Many of the claims — including one that Nerly Papier was drunk when she hit the curb — were unfounded in probes by both the state attorney and Miami police.

The author of the encrypted email Gibbons referred to remains unknown. The IP address hasn’t been traced and the name of the sender “BillSchahwartzman,” is apparently false. The email also said Ronald Papier, who was acting chief at the time of the crash, contacted a police captain to have the vehicle towed and said the SUV had been vandalized, accounts not supported by investigators.

Gibbons also argues that Ronald Papier’s Law Enforcement Bill of Rights was ignored because he was never told he was a subject of an investigation and that the charges against him were cherry-picked after he agreed to testify before investigators as part of the probe into his wife’s accident.

“False or inaccurate allegations and evidence in a criminal complaint is one of the most heinous injustices that can be committed by a law enforcement officer,” Gibbons wrote in a letter penned to City Manager Art Noriega on Monday. “The conclusions reached in the Papiers’ reprimands are completely manufactured on inaccurate and misleading information.”

Nerly Papier crashed her SUV into a curb on Northwest Second Avenue near Flagler Street on the morning of April 2, three days before Acevedo was sworn in as Miami’s new police chief. The accident happened as the chief met many staffers for the first time. It was a meeting in which he offered the now infamous line “You lie, you die,” stressing accountability and truthfulness. That line was cited by investigators in the probe of Nerly Paper.

Instead of following procedure, leaving the vehicle where the accident occurred and calling a tow truck, Nerly Papier decided to drive it the few blocks to police headquarters, damaging its rims and opening the door to an investigation.

Ortiz memo sparked probe

Records obtained by the Miami Herald show that four days after the accident one of the city’s most notorious cops — a captain who had just recently returned from a yearlong suspension after a series of racist comments and social media posts and who had survived a yearlong investigation by the Florida Department of Law Enforcement into several questionable use-of-force incidents — wrote a meandering memo to Acevedo saying he was conducting an investigation into the accident. He is now in the fleet division.

In the memo, Police Capt. Javier Ortiz also explains how he had been suspended for “identifying publicly as a Black male” and how the police department was “obviously” retaliating against him for something he claims to have discovered in the evidence room.
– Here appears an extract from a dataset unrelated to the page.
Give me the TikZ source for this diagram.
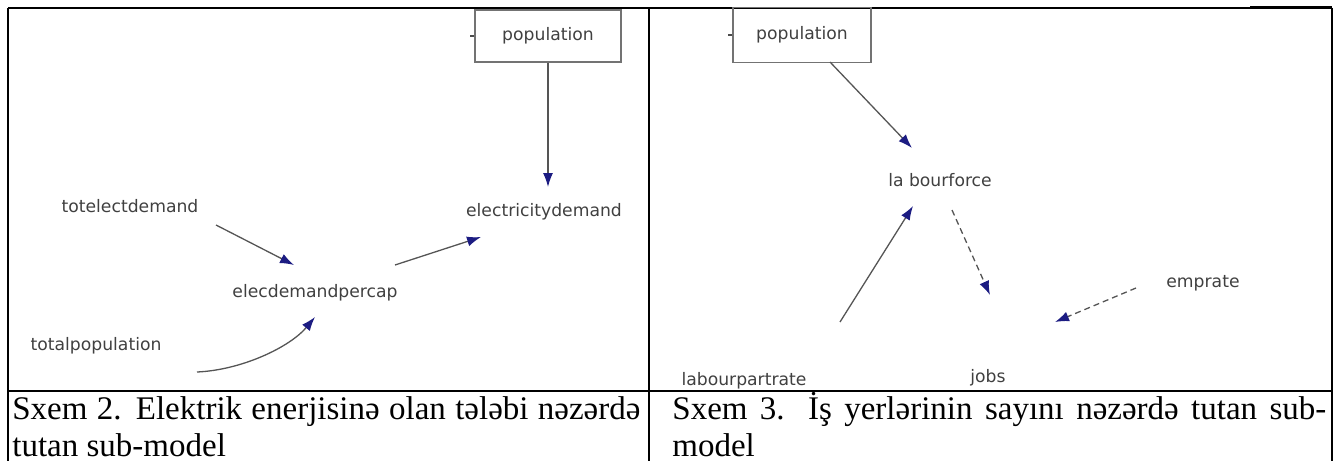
\documentclass[tikz,border=0pt]{standalone}
\usepackage{fontspec}
\setmainfont{Liberation Serif}
\newfontfamily\diagfont{DejaVu Sans}
\usetikzlibrary{arrows.meta, positioning, calc}
\definecolor{tipblue}{RGB}{28,28,130}
\definecolor{linkgray}{RGB}{85,85,85}

\begin{document}
\begin{tikzpicture}[x=0.5pt, y=-0.5pt,
    var/.style={font=\diagfont\fontsize{8.6}{10}\selectfont, text=black!75, inner sep=2pt},
    stock/.style={var, draw=black!55, line width=0.6pt},
    link/.style={draw=linkgray, line width=0.65pt,
                 -{Latex[length=7pt, width=5pt, color=tipblue]}},
    caption/.style={font=\fontsize{16.5}{18.5}\selectfont, align=justify,
                    inner sep=0pt, anchor=north west},
    rule/.style={line width=1pt}]
  \useasboundingbox (0,0) rectangle (1334,461);

  % Table frame
  \draw[rule] (8,7.5) -- (1250,7.5);
  \draw[line width=1.6pt] (1250,7.5) -- (1332,7.5);
  \draw[rule] (8,7.5) -- (8,461);
  \draw[rule] (649,7.5) -- (649,461);
  \draw[rule] (1332,7.5) -- (1332,461);
  \draw[rule] (8,391) -- (1332,391);

  % Sxem 2: electricity demand
  \node[stock, minimum width=73pt, minimum height=26pt] (popL) at (548,36) {population};
  \draw[black!70, line width=0.8pt] (popL.west) -- ++(-4,0);
  \node[var] (elecdem) at (544,212) {electricitydemand};
  \node[var] (totelect) at (130,206) {totelectdemand};
  \node[var] (percap) at (315,293) {elecdemandpercap};
  \node[var] (totpop) at (96,346) {totalpopulation};

  \draw[link] (popL.south) -- ([shift={(4,-25)}]elecdem.center);
  \draw[link] ([shift={(86,19)}]totelect.center) -- ([shift={(-21,-28)}]percap.center);
  \draw[link] ([shift={(80,-28)}]percap.center) -- ([shift={(-63,25)}]elecdem.center);
  \draw[link] ([shift={(101,26)}]totpop.center)
    .. controls +(45,-2) and +(-25,30) .. ([shift={(0,24)}]percap.center);

  % Sxem 3: jobs
  \node[stock, minimum width=69pt, minimum height=27.5pt] (popR) at (802,35) {population};
  \draw[black!70, line width=0.8pt] (popR.west) -- ++(-4,0);
  \node[var] (labf) at (940,180) {la bourforce};
  \node[var] (lpr) at (744,381) {labourpartrate};
  \node[var] (jobs) at (988,378) {jobs};
  \node[var] (emprate) at (1203,283) {emprate};

  \draw[link] ([shift={(28,27)}]popR.center) -- ([shift={(-28,-32)}]labf.center);
  \draw[link] ([shift={(96,-59)}]lpr.center) -- ([shift={(-27,26)}]labf.center);
  \draw[link, densely dashed] ([shift={(12,30)}]labf.center) -- ([shift={(2,-83)}]jobs.center);
  \draw[link, densely dashed] ([shift={(-67,5)}]emprate.center) -- ([shift={(67,-56)}]jobs.center);

  % Captions
  \node[caption, text width=314pt] (capL) at (12,389)
    {\rule{0pt}{15pt}Sxem 2. Elektrik enerjisinə olan tələbi nəzərdə\linebreak tutan sub-model};
  \node[caption, text width=327pt] (capR) at (672,389)
    {\rule{0pt}{15pt}Sxem 3. İş yerlərinin sayını nəzərdə tutan sub-\linebreak model};
\end{tikzpicture}
\end{document}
How it was retaliating remains unclear.

The next day, according to a memo written by Internal Affairs anti-corruption investigator Wanda Jean Baptiste, Acevedo contacted Internal Affairs and informed it about Ortiz’s memo on “corruption” and “retaliation” and an investigation was launched. In all, investigators said they spoke to 30 witnesses.

The decision to fire the Papiers and retain Ortiz, a politically powerful former union president, surprised many in the police department and in City Hall. Acevedo was well aware of Ortiz’s record before he was sworn in on April 5 and several law enforcement sources say early on Acevedo expressed surprise the captain had not been fired before he arrived. Acevedo said he hasn’t moved to fire Ortiz because most of the incidents looked into by the FDLE were old and unproven.

Immediately after joining the department, Acevedo argued for a host of procedural changes; some, like longer jail sentences, led to a meeting with prosecutors and the public defender. Another was taking control of Internal Affairs, a unit that had been overseen by Ronald Papier for most of the past decade.

Ronald Papier, the second in command in Miami, and with the consent of Acevedo, served as acting chief during the six-week transition until Acevedo was sworn in. He was the acting chief at the time of his wife’s accident. He’s a decorated 27-year veteran who had served in the department’s command staff for almost half his career.

Nerly Papier was with Miami police for 22 years. She started as a temp in the department and worked her way to commander, first in Coconut Grove and more recently in Little Havana. She was highlighted in March in a story by WFOR Channel 4 about Women’s History Month.

Gibbons said the couple’s next move is to go back before the city’s Civil Service Board on June 29, where they hope to be reinstated as police captains. It’s a demotion that would allow them to continue to receive benefits and pensions and be paid, but at lower salaries. If the board agrees, it sends its recommendation to Noriega, the city manager.

“If he says no,” said Gibbons, “then we go to [Miami-Dade] Circuit Court, which can order him to do it.”